### Source excerpt:

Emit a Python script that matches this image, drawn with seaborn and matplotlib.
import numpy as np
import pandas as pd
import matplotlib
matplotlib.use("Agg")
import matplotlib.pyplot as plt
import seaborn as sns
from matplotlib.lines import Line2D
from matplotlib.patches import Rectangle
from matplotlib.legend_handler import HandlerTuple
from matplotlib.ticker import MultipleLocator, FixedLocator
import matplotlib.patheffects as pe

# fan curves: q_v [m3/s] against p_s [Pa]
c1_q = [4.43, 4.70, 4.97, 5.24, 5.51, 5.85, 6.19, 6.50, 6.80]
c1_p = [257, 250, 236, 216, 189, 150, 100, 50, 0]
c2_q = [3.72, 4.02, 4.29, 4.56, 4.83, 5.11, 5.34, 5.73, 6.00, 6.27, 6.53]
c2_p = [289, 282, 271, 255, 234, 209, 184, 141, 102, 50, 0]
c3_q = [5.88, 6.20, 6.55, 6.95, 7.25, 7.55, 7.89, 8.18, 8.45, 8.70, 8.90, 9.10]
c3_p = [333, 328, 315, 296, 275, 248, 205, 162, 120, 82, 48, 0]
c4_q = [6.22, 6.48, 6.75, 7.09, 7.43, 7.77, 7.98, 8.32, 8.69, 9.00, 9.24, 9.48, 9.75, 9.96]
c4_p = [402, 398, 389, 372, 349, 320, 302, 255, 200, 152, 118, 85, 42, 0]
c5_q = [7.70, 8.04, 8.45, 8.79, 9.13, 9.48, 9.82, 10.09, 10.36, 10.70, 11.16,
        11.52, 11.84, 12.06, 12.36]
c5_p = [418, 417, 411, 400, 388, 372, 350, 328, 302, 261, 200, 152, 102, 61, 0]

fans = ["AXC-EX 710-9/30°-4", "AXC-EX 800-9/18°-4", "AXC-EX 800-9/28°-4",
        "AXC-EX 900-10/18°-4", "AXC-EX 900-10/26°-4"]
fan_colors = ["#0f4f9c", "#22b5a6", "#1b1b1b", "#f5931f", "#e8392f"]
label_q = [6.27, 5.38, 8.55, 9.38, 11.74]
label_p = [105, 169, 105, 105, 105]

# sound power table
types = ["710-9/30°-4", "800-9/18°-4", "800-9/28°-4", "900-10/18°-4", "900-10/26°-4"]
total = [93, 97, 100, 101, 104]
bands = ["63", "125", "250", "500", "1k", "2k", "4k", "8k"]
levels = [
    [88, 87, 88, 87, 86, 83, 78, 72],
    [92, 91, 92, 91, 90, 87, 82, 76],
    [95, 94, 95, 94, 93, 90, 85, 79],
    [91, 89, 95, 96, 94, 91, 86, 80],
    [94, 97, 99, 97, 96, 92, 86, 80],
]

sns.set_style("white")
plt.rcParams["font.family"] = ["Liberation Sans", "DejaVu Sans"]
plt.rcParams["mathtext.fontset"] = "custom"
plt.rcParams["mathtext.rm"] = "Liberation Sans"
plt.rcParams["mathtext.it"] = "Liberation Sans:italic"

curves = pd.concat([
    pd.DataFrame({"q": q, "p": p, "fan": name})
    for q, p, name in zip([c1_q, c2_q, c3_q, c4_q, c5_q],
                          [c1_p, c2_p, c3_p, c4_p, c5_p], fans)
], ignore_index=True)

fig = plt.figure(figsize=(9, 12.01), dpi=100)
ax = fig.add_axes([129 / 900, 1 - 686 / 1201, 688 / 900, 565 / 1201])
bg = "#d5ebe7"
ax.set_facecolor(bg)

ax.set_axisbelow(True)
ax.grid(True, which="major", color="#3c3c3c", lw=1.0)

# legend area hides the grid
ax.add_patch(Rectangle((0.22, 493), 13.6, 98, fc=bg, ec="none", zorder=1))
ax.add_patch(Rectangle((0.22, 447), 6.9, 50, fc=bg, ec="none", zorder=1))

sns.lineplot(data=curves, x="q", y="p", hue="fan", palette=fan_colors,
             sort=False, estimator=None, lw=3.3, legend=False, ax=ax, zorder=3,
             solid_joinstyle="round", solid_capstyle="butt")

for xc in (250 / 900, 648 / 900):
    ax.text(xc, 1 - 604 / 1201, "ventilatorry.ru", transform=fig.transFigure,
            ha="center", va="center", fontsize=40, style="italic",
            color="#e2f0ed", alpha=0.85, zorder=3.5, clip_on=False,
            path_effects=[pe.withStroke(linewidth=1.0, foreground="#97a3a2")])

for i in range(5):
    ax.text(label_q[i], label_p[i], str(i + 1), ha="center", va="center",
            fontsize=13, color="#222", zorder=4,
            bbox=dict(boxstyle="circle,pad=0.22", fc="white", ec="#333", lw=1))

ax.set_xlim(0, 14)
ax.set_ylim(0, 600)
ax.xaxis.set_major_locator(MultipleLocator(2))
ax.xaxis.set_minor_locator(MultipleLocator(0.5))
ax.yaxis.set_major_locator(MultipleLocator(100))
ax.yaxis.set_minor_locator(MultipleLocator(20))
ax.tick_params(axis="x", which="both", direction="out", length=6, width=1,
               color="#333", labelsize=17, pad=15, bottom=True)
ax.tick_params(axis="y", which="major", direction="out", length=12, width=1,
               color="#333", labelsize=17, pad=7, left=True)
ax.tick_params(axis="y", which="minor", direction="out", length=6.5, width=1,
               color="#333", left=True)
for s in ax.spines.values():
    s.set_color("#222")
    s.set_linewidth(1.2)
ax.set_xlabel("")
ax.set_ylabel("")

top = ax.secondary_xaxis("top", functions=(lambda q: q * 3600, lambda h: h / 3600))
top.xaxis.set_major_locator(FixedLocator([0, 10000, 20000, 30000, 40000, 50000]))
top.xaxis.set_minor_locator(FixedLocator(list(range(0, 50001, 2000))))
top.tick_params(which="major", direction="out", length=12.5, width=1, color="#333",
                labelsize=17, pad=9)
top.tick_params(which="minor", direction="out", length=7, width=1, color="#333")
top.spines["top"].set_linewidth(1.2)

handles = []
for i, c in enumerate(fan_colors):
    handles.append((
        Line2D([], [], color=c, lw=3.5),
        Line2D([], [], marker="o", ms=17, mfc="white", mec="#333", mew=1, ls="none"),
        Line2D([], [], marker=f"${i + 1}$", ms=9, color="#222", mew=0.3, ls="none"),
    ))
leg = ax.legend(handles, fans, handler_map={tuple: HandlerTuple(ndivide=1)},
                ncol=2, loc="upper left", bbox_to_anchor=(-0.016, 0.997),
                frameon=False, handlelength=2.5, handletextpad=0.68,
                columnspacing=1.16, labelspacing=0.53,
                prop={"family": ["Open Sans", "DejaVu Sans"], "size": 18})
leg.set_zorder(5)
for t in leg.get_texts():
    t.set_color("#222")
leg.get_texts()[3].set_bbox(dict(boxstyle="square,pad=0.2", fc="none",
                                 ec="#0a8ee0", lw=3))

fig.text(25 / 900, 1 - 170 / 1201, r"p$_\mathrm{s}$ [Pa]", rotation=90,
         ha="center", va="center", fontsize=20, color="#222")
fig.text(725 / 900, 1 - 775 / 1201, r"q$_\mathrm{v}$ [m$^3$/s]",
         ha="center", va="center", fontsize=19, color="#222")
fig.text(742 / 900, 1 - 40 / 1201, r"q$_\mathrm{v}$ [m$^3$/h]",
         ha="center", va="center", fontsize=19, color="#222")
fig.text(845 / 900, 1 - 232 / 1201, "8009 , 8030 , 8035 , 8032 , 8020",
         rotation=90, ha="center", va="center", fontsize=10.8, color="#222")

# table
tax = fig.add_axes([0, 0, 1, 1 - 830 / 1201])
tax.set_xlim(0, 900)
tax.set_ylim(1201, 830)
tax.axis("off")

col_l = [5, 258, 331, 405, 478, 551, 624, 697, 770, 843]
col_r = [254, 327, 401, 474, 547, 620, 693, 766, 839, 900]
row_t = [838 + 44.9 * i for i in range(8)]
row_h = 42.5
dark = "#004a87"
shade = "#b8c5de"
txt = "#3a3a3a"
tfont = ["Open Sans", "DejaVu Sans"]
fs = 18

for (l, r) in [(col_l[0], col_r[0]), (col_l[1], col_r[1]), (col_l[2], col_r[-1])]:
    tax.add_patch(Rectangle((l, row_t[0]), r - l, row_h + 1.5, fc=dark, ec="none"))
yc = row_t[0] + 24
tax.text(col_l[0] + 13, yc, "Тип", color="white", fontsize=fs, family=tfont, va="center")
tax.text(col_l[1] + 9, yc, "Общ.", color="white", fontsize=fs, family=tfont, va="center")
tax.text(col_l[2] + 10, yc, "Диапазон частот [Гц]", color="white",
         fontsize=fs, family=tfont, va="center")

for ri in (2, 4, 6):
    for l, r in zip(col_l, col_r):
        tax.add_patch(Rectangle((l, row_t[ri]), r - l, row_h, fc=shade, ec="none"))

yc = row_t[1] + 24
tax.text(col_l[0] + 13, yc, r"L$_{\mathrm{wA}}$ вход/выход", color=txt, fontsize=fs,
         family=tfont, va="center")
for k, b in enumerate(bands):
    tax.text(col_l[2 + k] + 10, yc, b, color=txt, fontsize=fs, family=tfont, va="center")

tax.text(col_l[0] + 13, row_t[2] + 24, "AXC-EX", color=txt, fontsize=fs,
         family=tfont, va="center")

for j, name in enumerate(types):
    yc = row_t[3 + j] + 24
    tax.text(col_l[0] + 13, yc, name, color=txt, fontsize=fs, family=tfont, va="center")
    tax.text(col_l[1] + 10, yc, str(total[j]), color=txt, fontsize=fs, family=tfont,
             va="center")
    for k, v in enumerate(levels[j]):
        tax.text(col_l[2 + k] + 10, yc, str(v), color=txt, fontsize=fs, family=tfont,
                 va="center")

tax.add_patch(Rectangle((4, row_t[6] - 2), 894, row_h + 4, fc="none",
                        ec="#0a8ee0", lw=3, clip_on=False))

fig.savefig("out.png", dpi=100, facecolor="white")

### What you need to do:
Please write out exactly the lines from the start of the data through the line that contains "label_p = [105, 169, 105, 105, 105]", both ends included, and nothing else.

### Solved problem:
Emit a Python script that matches this image, drawn with seaborn and matplotlib.
import numpy as np
import pandas as pd
import matplotlib
matplotlib.use("Agg")
import matplotlib.pyplot as plt
import seaborn as sns
from matplotlib.lines import Line2D
from matplotlib.patches import Rectangle
from matplotlib.legend_handler import HandlerTuple
from matplotlib.ticker import MultipleLocator, FixedLocator
import matplotlib.patheffects as pe

# fan curves: q_v [m3/s] against p_s [Pa]
c1_q = [4.43, 4.70, 4.97, 5.24, 5.51, 5.85, 6.19, 6.50, 6.80]
c1_p = [257, 250, 236, 216, 189, 150, 100, 50, 0]
c2_q = [3.72, 4.02, 4.29, 4.56, 4.83, 5.11, 5.34, 5.73, 6.00, 6.27, 6.53]
c2_p = [289, 282, 271, 255, 234, 209, 184, 141, 102, 50, 0]
c3_q = [5.88, 6.20, 6.55, 6.95, 7.25, 7.55, 7.89, 8.18, 8.45, 8.70, 8.90, 9.10]
c3_p = [333, 328, 315, 296, 275, 248, 205, 162, 120, 82, 48, 0]
c4_q = [6.22, 6.48, 6.75, 7.09, 7.43, 7.77, 7.98, 8.32, 8.69, 9.00, 9.24, 9.48, 9.75, 9.96]
c4_p = [402, 398, 389, 372, 349, 320, 302, 255, 200, 152, 118, 85, 42, 0]
c5_q = [7.70, 8.04, 8.45, 8.79, 9.13, 9.48, 9.82, 10.09, 10.36, 10.70, 11.16,
        11.52, 11.84, 12.06, 12.36]
c5_p = [418, 417, 411, 400, 388, 372, 350, 328, 302, 261, 200, 152, 102, 61, 0]

fans = ["AXC-EX 710-9/30°-4", "AXC-EX 800-9/18°-4", "AXC-EX 800-9/28°-4",
        "AXC-EX 900-10/18°-4", "AXC-EX 900-10/26°-4"]
fan_colors = ["#0f4f9c", "#22b5a6", "#1b1b1b", "#f5931f", "#e8392f"]
label_q = [6.27, 5.38, 8.55, 9.38, 11.74]
label_p = [105, 169, 105, 105, 105]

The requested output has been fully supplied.